My opinion is to tokenize just after charset normalization.

UTF-8 character -> tokenization -> [body]
normalization

I wrote the reason why I insist on this flow several times.  In short,

(1) to join word separated by line break (eg. "a\nb" to "ab" if "ab" is
     the word)
(2) to clarify word boundary (eg. "youwon" -> "you won")

> Many Japanese spams are written in Shift-JIS codeset.
> Shift-JIS detecting rule is convenience.

My opinion is yes and no.

- There are many SJIS spams but also many iso-2022-jp encoded spams.
- All SJIS mails are not spams.  A careless alert mail sent from Windows
   application is also SJIS encoded (without base64/quoted-printable
   encoding).
- There might be some tendency or difference between SJIS spam and
   iso-2022-jp spam but not so significant, I think.
- Writing rule with hex notation is troublesome, boaring and decreases
   productivity.  If we could normalize charset, we could write rule
   directly with UTF-8 aware editor.

> But, if the character normalization will insert before body testing,
> my rule will be unavailable.
> 
> Do I have to re-write the above 2 rules from [body] to [rawbody]?

There are two possibilities.

(1) rewrite from BODY to RAWBODY as Matsuda-san says.
(2) invent NBODY (or something else) apart from BODY.  NBODY contains
     normalized and tokenized version of body.  I once thought of this
     idea but did not propose because BODY has problems I mentioned
     above and overhead of executing nbody_test increases.

-- 
Motoharu Kubo
mkubo@3ware.co.jp

Re: I18n and l10n

Posted by MATSUDA Yoh-ichi <yo...@flcl.org>.
Hello.

From: Motoharu Kubo <mk...@3ware.co.jp>
Subject: I18n and l10n (Re: Charset normalization issue (report, patch, and request))
Date: Sun, 15 Jan 2006 11:00:11 +0900

> I changed Subject.

Justin-san, John-san, and Motoharu-san, thanks a lot.

I think SA's message porcessing is:

raw mail -> [full] -> header part -> mime decoding -> [header] -+
              |(splitting)                                      |
              +-> body part -> mime decoding -> [rawbody] -+    |
                                                           |    |
              +--------------------------------------------+    |
              |                                                 V
              +-> converting html -> [body] ------------------->+
                  to plain text                                 |
              +-------------------------------------------------+
              |
              +-> tokenization -> [bayes]
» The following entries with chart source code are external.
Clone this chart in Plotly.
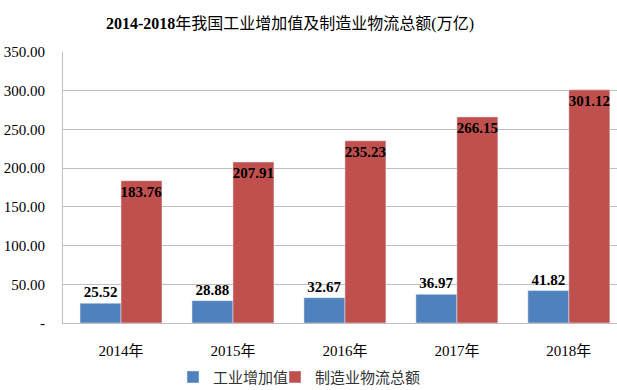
import plotly.graph_objects as go

years = ["2014年", "2015年", "2016年", "2017年", "2018年"]
industrial_value = [25.52, 28.88, 32.67, 36.97, 41.82]
logistics_total = [183.76, 207.91, 235.23, 266.15, 301.12]
series_names = ["工业增加值", "制造业物流总额"]
y_tick_vals = [0, 50, 100, 150, 200, 250, 300, 350]
y_tick_text = ["-", "50.00", "100.00", "150.00", "200.00", "250.00", "300.00", "350.00"]

x_pos = list(range(len(years)))
serif = "Liberation Serif, Times New Roman, Noto Sans CJK SC, serif"
legend_font = dict(family="Noto Sans CJK SC, sans-serif", size=15, color="#333333")

fig = go.Figure()
fig.add_trace(go.Bar(
    x=x_pos, y=industrial_value, name=series_names[0],
    marker_color="#4F81BD", legend="legend",
    text=[f"{v:.2f}" for v in industrial_value],
    textposition="outside", cliponaxis=False, textangle=0,
    constraintext="none",
    textfont=dict(family=serif, size=15, color="black", weight="bold"),
))
fig.add_trace(go.Bar(
    x=x_pos, y=logistics_total, name=series_names[1],
    marker_color="#C0504D", legend="legend2",
    text=[f"{v:.2f}" for v in logistics_total],
    textposition="inside", insidetextanchor="end", textangle=0,
    constraintext="none",
    textfont=dict(family=serif, size=15, color="black", weight="bold"),
))

fig.update_layout(
    width=617, height=390,
    margin=dict(l=63, r=0, t=52, b=67, autoexpand=False),
    paper_bgcolor="white", plot_bgcolor="white",
    barmode="group", bargap=0.268, bargroupgap=0,
    title=dict(
        text="<b>2014-2018</b>年我国工业增加值及制造业物流总额(万亿)",
        x=290/617, xanchor="center", xref="container",
        y=1 - 23/390, yanchor="middle", yref="container",
        font=dict(family=serif, size=16, color="black"),
    ),
    xaxis=dict(
        tickvals=x_pos, ticktext=years,
        range=[-0.518, 4.43],
        showgrid=False, showline=True, linecolor="#BFBFBF", linewidth=1,
        ticks="", ticklabelstandoff=14, automargin=False,
        tickfont=dict(family=serif, size=15, color="black"),
    ),
    yaxis=dict(
        range=[0, 350], tickvals=y_tick_vals, ticktext=y_tick_text,
        showgrid=True, gridcolor="#BFBFBF", gridwidth=1,
        showline=True, linecolor="#BFBFBF", linewidth=1,
        zeroline=False, ticks="", ticklabelstandoff=14, automargin=False,
        tickfont=dict(family=serif, size=15, color="black"),
    ),
    legend=dict(
        orientation="h", x=(173-63)/554, xanchor="left", y=-0.2, yanchor="middle",
        font=legend_font, itemwidth=30, bgcolor="rgba(0,0,0,0)",
    ),
    legend2=dict(
        orientation="h", x=(275-63)/554, xanchor="left", y=-0.2, yanchor="middle",
        font=legend_font, itemwidth=30, bgcolor="rgba(0,0,0,0)",
    ),
    showlegend=True,
)

fig.write_html(
    "out.html",
    config={"displayModeBar": False},
    post_script="document.body.style.margin='0';document.body.style.padding='0';",
)
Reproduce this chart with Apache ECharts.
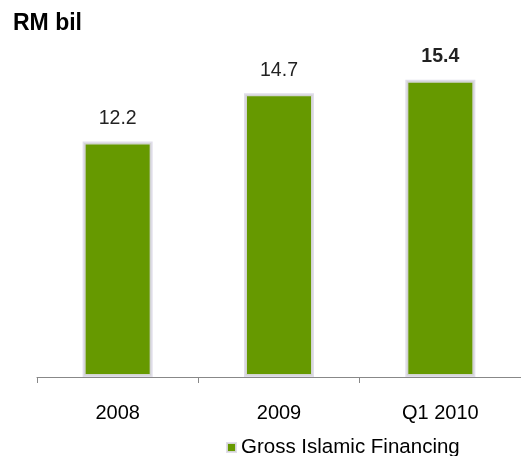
<!DOCTYPE html>
<html>
<head>
<meta charset="utf-8">
<script src="https://cdn.jsdelivr.net/npm/echarts@6/dist/echarts.min.js"></script>
<style>
  html, body { margin: 0; padding: 0; background: #fff; }
  #chart { width: 521px; height: 456px; }
</style>
</head>
<body>
<div id="chart"></div>
<script>
// 数据
const categories = ['2008', '2009', 'Q1 2010']
const financing = [12.2, 14.7, 15.4]
const boldIndex = 2  // 最后一个标签加粗

let chart = echarts.init(document.getElementById('chart'))

let seriesData = financing.map((v, i) => {
  return {
    value: v,
    label: { fontWeight: i === boldIndex ? 'bold' : 'normal' }
  }
})

let option = {
  animation: false,
  title: {
    text: 'RM bil',
    left: 8,
    top: 7,
    textStyle: { fontFamily: 'Liberation Sans', fontSize: 23, fontWeight: 'bold', color: '#000' }
  },
  legend: {
    data: [{ name: 'Gross Islamic Financing', icon: 'rect' }],
    left: 221,
    top: 432,
    padding: 5,
    itemWidth: 9,
    itemHeight: 9,
    itemGap: 5,
    textStyle: { fontFamily: 'Liberation Sans', fontSize: 20.5, color: '#000' }
  },
  grid: {
    left: 37,
    top: 29.6,
    width: 489,
    height: 347.4,
    containLabel: false
  },
  xAxis: {
    type: 'category',
    data: categories,
    z: 5,
    axisLine: { lineStyle: { color: '#888', width: 1 } },
    axisTick: { show: true, length: 6, lineStyle: { color: '#888' } },
    axisLabel: { margin: 26, fontFamily: 'Liberation Sans', fontSize: 20, color: '#000' }
  },
  yAxis: {
    type: 'value',
    min: 0,
    max: 18,
    show: false,
    splitLine: { show: false }
  },
  series: [{
    name: 'Gross Islamic Financing',
    type: 'bar',
    barWidth: 70,
    data: seriesData,
    itemStyle: {
      color: '#669900',
      borderColor: 'rgba(222,218,232,0.9)',
      borderWidth: 3
    },
    label: {
      show: true,
      position: 'top',
      distance: 13,
      fontFamily: 'Liberation Sans',
      fontSize: 19.5,
      color: '#222'
    }
  }]
}
chart.setOption(option)
</script>
</body>
</html>
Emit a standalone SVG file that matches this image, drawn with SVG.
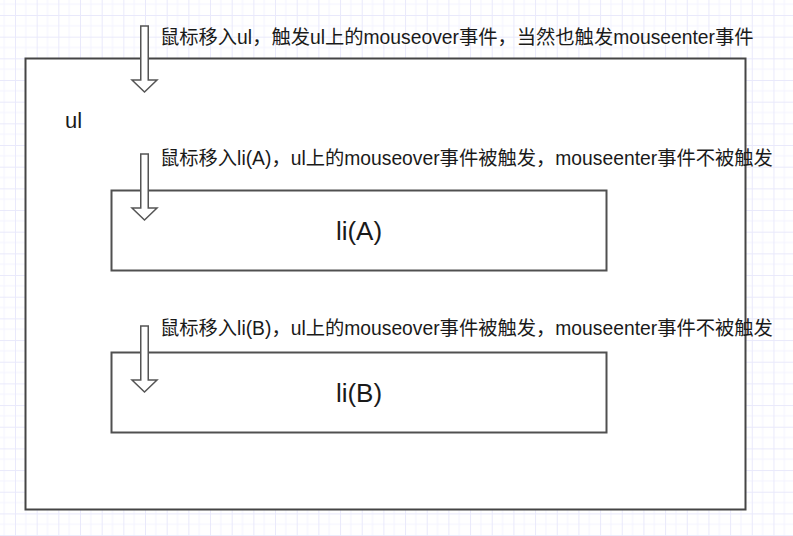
<svg xmlns="http://www.w3.org/2000/svg" width="793" height="536" viewBox="0 0 793 536">
  <style>
    .box { fill: #ffffff; stroke: #454545; stroke-width: 2; }
    .inner { fill: #ffffff; stroke: #505050; stroke-width: 2; }
    .arrow { fill: #ffffff; stroke: #555555; stroke-width: 1.5; stroke-linejoin: miter; }
    .note { font-family: "Liberation Sans", "Noto Sans CJK SC", sans-serif; font-size: 19.3px; fill: #1a1a1a; }
    .label { font-family: "Liberation Sans", "Noto Sans CJK SC", sans-serif; fill: #1a1a1a; }
  </style>
  <defs>
    <pattern id="grid" x="15" y="15" width="21.67" height="21.67" patternUnits="userSpaceOnUse">
      <path d="M10.83 0 V21.67 M0 10.83 H21.67" stroke="#f3f3ff" stroke-width="1" fill="none"/>
      <path d="M0.5 0 V21.67 M0 0.5 H21.67" stroke="#e9e9fb" stroke-width="1" fill="none"/>
    </pattern>
    <path id="blockArrow" d="M-3.75 0 H3.75 V54 H12.5 L0 66 L-12.5 54 H-3.75 Z"/>
  </defs>
  <rect width="793" height="536" fill="#ffffff"/>
  <rect width="793" height="536" fill="url(#grid)"/>

  <g id="ul">
    <rect class="box" x="25.5" y="58.5" width="720" height="451"/>
    <text class="label" x="65" y="128" font-size="22">ul</text>
  </g>

  <g id="liA">
    <rect class="inner" x="111.5" y="190.5" width="495" height="80"/>
    <text class="label" x="359" y="240" font-size="26" text-anchor="middle">li(A)</text>
  </g>

  <g id="liB">
    <rect class="inner" x="111.5" y="352.5" width="495" height="80"/>
    <text class="label" x="359" y="402" font-size="26" text-anchor="middle">li(B)</text>
  </g>

  <g id="connectors">
    <use href="#blockArrow" class="arrow" transform="translate(144.5,26)"/>
    <use href="#blockArrow" class="arrow" transform="translate(144.5,154)"/>
    <use href="#blockArrow" class="arrow" transform="translate(144.5,326)"/>
  </g>

  <g id="notes">
    <text class="note" x="160" y="44">鼠标移入ul，触发ul上的mouseover事件，当然也触发mouseenter事件</text>
    <text class="note" x="160" y="165">鼠标移入li(A)，ul上的mouseover事件被触发，mouseenter事件不被触发</text>
    <text class="note" x="160" y="335">鼠标移入li(B)，ul上的mouseover事件被触发，mouseenter事件不被触发</text>
  </g>
</svg>
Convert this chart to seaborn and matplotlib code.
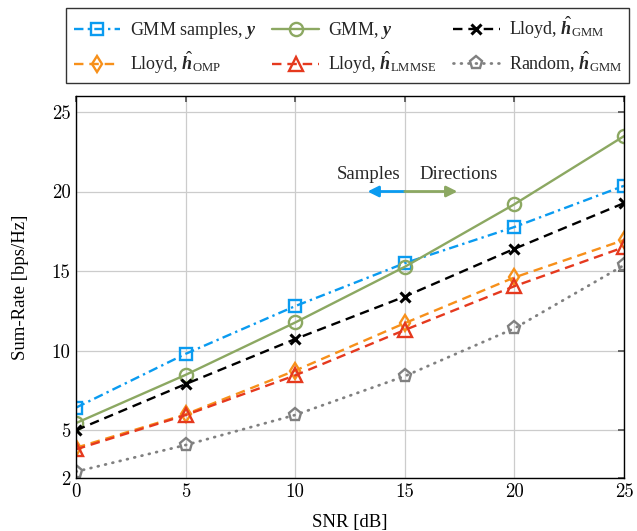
import numpy as np
import pandas as pd
import seaborn as sns
import matplotlib.pyplot as plt

# SNR grid and sum-rate curves
snr = [0, 5, 10, 15, 20, 25]
gmm_samples = [6.42, 9.8, 12.8, 15.5, 17.77, 20.36]
gmm_y = [5.45, 8.48, 11.77, 15.27, 19.2, 23.48]
lloyd_gmm = [5.0, 7.9, 10.73, 13.4, 16.4, 19.27]
lloyd_omp = [3.9, 6.0, 8.75, 11.73, 14.6, 16.95]
lloyd_lmmse = [3.8, 5.95, 8.45, 11.3, 14.05, 16.5]
random_gmm = [2.4, 4.07, 5.96, 8.4, 11.4, 15.37]

labels = [
    r'GMM samples, $\mathbf{y}$',
    r'GMM, $\mathbf{y}$',
    r'Lloyd, $\hat{\mathbf{h}}_{\mathrm{GMM}}$',
    r'Lloyd, $\hat{\mathbf{h}}_{\mathrm{OMP}}$',
    r'Lloyd, $\hat{\mathbf{h}}_{\mathrm{LMMSE}}$',
    r'Random, $\hat{\mathbf{h}}_{\mathrm{GMM}}$',
]

blue = '#0a9bf0'
green = '#8ca862'
orange = '#f7901a'
red = '#e5391e'
gray = '#808080'

sns.set_theme(style='whitegrid')
plt.rcParams['font.family'] = ['Liberation Serif', 'DejaVu Serif']
plt.rcParams['mathtext.fontset'] = 'custom'
plt.rcParams['mathtext.rm'] = 'Liberation Serif'
plt.rcParams['mathtext.it'] = 'Liberation Serif:italic'
plt.rcParams['mathtext.bf'] = 'Liberation Serif:bold:italic'

fig = plt.figure(figsize=(6.37, 5.31), dpi=100)
ax = fig.add_axes([0.1193, 0.0998, 0.8603, 0.7194])

styles = [
    (gmm_samples, blue, 's', (4, 1.8, 1, 1.8), 9),
    (gmm_y, green, 'o', None, 9.5),
    (lloyd_gmm, 'black', 'x', (4, 2.5), 6.5),
    (lloyd_omp, orange, 'd', (4, 2.5), 8.5),
    (lloyd_lmmse, red, '^', (4, 2.5), 9.5),
    (random_gmm, gray, 'p', (0.3, 2.4), 9.5),
]

for (vals, col, mk, dash, ms), lab in zip(styles, labels):
    sns.lineplot(x=snr, y=vals, ax=ax, color=col, marker=mk, markersize=ms,
                 markerfacecolor='none' if mk != 'x' else col,
                 markeredgecolor=col, markeredgewidth=2.2 if mk == 'x' else 1.7,
                 linewidth=1.7, label=lab, legend=False)
    l = ax.get_lines()[-1]
    if dash is not None:
        l.set_dashes(dash)
    if mk == 'p':
        l.set_dash_capstyle('round')
        l.set_linewidth(2.0)

ax.set_xlim(0, 25)
ax.set_ylim(2, 26)
ax.set_xticks([0, 5, 10, 15, 20, 25])
ax.set_yticks([2, 5, 10, 15, 20, 25])
for t in ax.get_xticklabels() + ax.get_yticklabels():
    t.set_fontfamily('cmr10')
    t.set_fontsize(13.5)
ax.tick_params(direction='in', top=True, right=True, length=4, color='#555555',
               pad=4, colors='black')
ax.grid(True, color='#cccccc', linewidth=0.9)
for s in ax.spines.values():
    s.set_color('black')
    s.set_linewidth(1.0)
ax.set_facecolor('white')

ax.set_xlabel('SNR [dB]', fontsize=13.5, labelpad=9, color='black')
ax.set_ylabel('Sum-Rate [bps/Hz]', fontsize=13.5, labelpad=16, color='black')

# Samples / Directions arrows
ax.annotate('', xy=(13.3, 20), xytext=(15, 20),
            arrowprops=dict(arrowstyle='-|>', color=blue, lw=2, mutation_scale=16,
                            shrinkA=0, shrinkB=0))
ax.annotate('', xy=(17.4, 20), xytext=(15, 20),
            arrowprops=dict(arrowstyle='-|>', color=green, lw=2, mutation_scale=16,
                            shrinkA=0, shrinkB=0))
ax.text(13.35, 21.05, 'Samples', ha='center', va='center', fontsize=13.5)
ax.text(17.47, 21.05, 'Directions', ha='center', va='center', fontsize=13.5)

# row-wise legend order
lines = ax.get_lines()[:6]
order = [0, 3, 1, 4, 2, 5]
leg = fig.legend([lines[i] for i in order], [labels[i] for i in order],
                 loc='upper center', bbox_to_anchor=(0.546, 0.985), borderaxespad=0,
                 ncol=3, fontsize=13, frameon=True, fancybox=False, edgecolor='black',
                 handlelength=2.6, columnspacing=0.9, handletextpad=0.5,
                 borderpad=0.4, labelspacing=0.45)
leg.get_frame().set_linewidth(1.0)

fig.savefig('out.png', dpi=100)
# For properly watching, please use fixed font.

Is the above flow drawing correct or wrong?
And, John-san and Motoharu-san's patches are:

                                                           |    |
              +--------------------------------------------+    |
              |                           (NEW!)                V
              +-> converting html -> UTF-8 character -> [body]->+
                  to plain text        normalization            |
              +-------------------------------------------------+
              |      (NEW!)
              +-> tokenization -> [bayes]
                   by Mecab

Character normalization process is inserted before [body] testing.
So, Motoharu-san's patch is able to write Japanese character matching
rule directly in an user_prefs.

BTW, I wrote detecting character codeset rule:

body UTF8      /(([\xe0-\xef][\x80-\xbf][\x80-\xbf])(?!([\x81-\x9f\xe0-\xfc][\x40-\x7e\xc0-\xfc]|[\x81-\x9f\xf0-\xfc][\x40-\x7e\xc0-\xfc]|[\xc0-\xfc][\x40-\x7e\xc0-\xfc]))){5,}/

body SJIS_C /(([\x81-\x9f\xe0-\xfc][\x40-\x7e\x80-\xfc])(?!([\xc0-\xdf][\x80-\xbf]|[\xe0-\xef][\x80-\xbf][\x80-\xbf]|[\xa1-\xfe][\xa1-\xfe]))){7,}/

Many Japanese spams are written in Shift-JIS codeset.
Shift-JIS detecting rule is convenience.

But, if the character normalization will insert before body testing,
my rule will be unavailable.

Do I have to re-write the above 2 rules from [body] to [rawbody]?
--
Matsuda Yoh-ich(yoh)
mailto:yoh@flcl.org
http://www.flcl.org/~yoh/diary/